Definition (monomorphism)
If \(\phi\) is a homomorphism from \(A\) to \(B\) and \(\phi\) is 1-1, then it is said to be a monomorphism.
Definition (isomorphism)
If \( \phi \) is a homomorphism from \(A\) into \(B = Range(\phi)\) and \( \phi : A \xrightarrow{\text{1-1}} B \), then \( \phi \) is said to be an isomorphism from \(A\) into \(B\).
Definition (automorphism)
If \(\phi\) is an isomorphism and \(A = B\), then \(\phi\) is said to be an automorphism.
Definition (endomorphism)
If \( \phi \) is a homomorphism, from \(A\) to \(A\) and \(Range(\phi)\) is not necessarily all of \(A\), then \( \phi\) is said to be an endomorphism.

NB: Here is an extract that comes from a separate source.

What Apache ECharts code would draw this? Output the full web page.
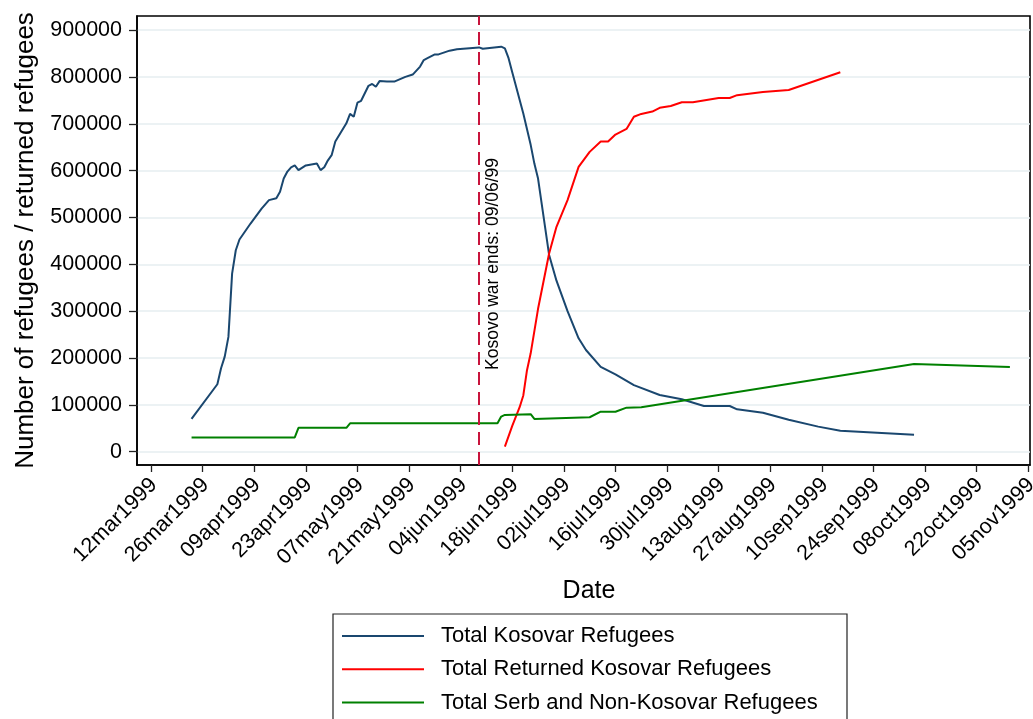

You can check for yourself that if \(A\) is defined to be the real numbers with \( x \circ_{A} y = x + y\), and \(B\) is defined to be the set of positive real numbers with \( x \circ_{B} y = x \cdot y \), then \( \phi : A \rightarrow B \), where \( \phi(x) = \exp(x) \) is an isomorphism from \(A \) into \(B\).
That’s all for now, folks. We’ll continue the discussion of groups soon, though.